The panels could be hung in a bricklay pattern and at random. They could interplay with one another. Touching in some places, not in others.There could be voids? Then came the questions: Is the wall part of the painting? Maybe? What's the subject? Color, its spacial values. There were decisions to be made. A lot of them. Scaled drawings to be done to test the feasibility.(Scaled drawing number #1 pictured above; I made it bleed for the fun of it).
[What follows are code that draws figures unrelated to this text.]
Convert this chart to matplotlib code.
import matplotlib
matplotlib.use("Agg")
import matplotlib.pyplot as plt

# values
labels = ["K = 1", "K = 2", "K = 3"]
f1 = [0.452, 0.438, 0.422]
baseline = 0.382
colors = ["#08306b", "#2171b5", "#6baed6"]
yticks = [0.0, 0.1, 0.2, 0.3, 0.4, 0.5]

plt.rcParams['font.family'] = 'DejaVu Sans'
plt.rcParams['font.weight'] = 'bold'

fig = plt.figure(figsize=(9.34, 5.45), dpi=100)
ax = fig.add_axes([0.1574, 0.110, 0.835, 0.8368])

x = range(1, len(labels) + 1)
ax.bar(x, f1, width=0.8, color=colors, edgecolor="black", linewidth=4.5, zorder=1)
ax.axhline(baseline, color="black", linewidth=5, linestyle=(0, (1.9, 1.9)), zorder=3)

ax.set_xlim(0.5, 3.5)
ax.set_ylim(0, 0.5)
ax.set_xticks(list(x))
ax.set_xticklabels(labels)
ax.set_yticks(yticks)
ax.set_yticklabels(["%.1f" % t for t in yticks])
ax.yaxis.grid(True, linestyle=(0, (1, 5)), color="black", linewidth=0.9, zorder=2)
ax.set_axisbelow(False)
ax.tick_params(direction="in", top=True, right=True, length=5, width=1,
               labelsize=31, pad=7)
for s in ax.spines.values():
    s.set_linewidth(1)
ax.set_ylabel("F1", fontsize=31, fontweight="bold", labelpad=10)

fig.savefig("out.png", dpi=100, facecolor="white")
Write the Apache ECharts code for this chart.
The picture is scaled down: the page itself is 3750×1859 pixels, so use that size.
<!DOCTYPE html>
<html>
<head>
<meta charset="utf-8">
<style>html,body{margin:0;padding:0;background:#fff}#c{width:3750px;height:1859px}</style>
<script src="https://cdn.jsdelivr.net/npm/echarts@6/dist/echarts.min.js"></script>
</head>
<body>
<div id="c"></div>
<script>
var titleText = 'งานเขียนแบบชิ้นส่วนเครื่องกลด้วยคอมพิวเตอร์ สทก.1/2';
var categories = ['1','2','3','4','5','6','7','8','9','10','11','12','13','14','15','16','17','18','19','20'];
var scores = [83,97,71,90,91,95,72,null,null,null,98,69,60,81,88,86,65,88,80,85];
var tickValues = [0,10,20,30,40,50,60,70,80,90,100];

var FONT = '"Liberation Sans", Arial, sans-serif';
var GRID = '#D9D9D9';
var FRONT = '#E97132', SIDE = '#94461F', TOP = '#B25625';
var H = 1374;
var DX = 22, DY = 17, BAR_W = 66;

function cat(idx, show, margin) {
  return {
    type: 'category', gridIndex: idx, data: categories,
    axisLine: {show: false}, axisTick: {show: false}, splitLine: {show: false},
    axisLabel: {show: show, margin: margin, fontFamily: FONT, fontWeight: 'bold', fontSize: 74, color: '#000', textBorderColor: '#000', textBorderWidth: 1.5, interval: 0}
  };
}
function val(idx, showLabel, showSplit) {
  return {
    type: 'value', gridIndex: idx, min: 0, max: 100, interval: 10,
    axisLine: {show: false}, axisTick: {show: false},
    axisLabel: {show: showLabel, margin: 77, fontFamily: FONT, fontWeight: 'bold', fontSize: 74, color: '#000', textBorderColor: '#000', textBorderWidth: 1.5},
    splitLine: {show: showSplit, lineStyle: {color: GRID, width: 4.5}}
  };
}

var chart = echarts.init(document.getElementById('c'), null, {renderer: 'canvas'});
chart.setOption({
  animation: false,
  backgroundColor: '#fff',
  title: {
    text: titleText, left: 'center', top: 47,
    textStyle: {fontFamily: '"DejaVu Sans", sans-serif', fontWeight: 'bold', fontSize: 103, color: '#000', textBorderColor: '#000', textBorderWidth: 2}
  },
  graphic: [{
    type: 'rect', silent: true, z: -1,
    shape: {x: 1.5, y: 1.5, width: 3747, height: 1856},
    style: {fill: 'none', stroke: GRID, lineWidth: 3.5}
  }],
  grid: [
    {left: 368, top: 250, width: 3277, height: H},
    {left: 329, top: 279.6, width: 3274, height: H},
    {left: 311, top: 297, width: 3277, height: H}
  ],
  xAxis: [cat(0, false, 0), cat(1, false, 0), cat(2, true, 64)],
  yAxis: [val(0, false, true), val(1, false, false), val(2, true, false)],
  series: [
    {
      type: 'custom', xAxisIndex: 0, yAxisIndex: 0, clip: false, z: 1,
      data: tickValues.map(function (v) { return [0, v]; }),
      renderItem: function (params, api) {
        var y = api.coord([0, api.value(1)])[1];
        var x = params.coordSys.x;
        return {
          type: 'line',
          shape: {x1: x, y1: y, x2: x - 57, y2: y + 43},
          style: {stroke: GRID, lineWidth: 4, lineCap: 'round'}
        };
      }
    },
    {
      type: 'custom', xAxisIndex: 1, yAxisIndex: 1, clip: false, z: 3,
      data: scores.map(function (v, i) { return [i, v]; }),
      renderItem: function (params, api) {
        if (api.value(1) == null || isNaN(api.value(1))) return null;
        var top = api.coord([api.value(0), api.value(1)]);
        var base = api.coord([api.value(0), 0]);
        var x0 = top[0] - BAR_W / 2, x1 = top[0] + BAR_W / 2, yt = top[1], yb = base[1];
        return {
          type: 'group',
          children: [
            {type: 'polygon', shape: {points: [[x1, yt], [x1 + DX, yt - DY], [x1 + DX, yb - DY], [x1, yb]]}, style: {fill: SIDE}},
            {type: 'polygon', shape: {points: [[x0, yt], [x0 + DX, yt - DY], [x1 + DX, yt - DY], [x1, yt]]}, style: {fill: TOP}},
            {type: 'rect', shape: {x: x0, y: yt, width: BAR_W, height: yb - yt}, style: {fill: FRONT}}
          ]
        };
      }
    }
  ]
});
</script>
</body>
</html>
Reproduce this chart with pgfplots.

In my vision, I was obviously expanding on my ladder idea. I was building a painting. --Now just where do you think that came from? My training in sculpture? My work in construction? My design background? My love of grid systems, line and shape, forms and joinery--puzzles? Absolutely. In my sleep, my mind had put together a merger between painting and construction. Bazinga!



BUT ENOUGH WITH WHAT MIGHT BE AND BACK TO WHAT IS:

Panel Three, at this stage of the painting, clearly demonstrates the spacial values of color. The black falls back. The peachy tan holds the middle ground. The white and yellow jump forward. This is an example of the spacial values of color.

(In reality, the black in this painting is not black; it's a mix of black and dioxine purple--but you wouldn't know it unless you put a pure black painted swatch against it. Ad Reinhardt, Frank Stella and Robert Rauschenberg,Abstract Expressionists, all made black paintings that weren't black at all--but mixes of black played against each other. Though they didn't look it, the black paintings were very fragile; a finger print would mar the surface permanently).

Honey was out all day. I took the opportunity to space the three panels and hang #2. Honey hates putting nails in walls. I think nothing of it. I am an ace drywall (sheetrock) repairer. Artists have to be. We like to see what our paintings look like off the easel and hung as they should be. Looking at the three panels on the wall, I thought the edges, top and bottom, need to be treated. the lower the panels on the wall, the more they were visible. Perhaps in gradations of a dark shade? Maybe not-- the light would do that.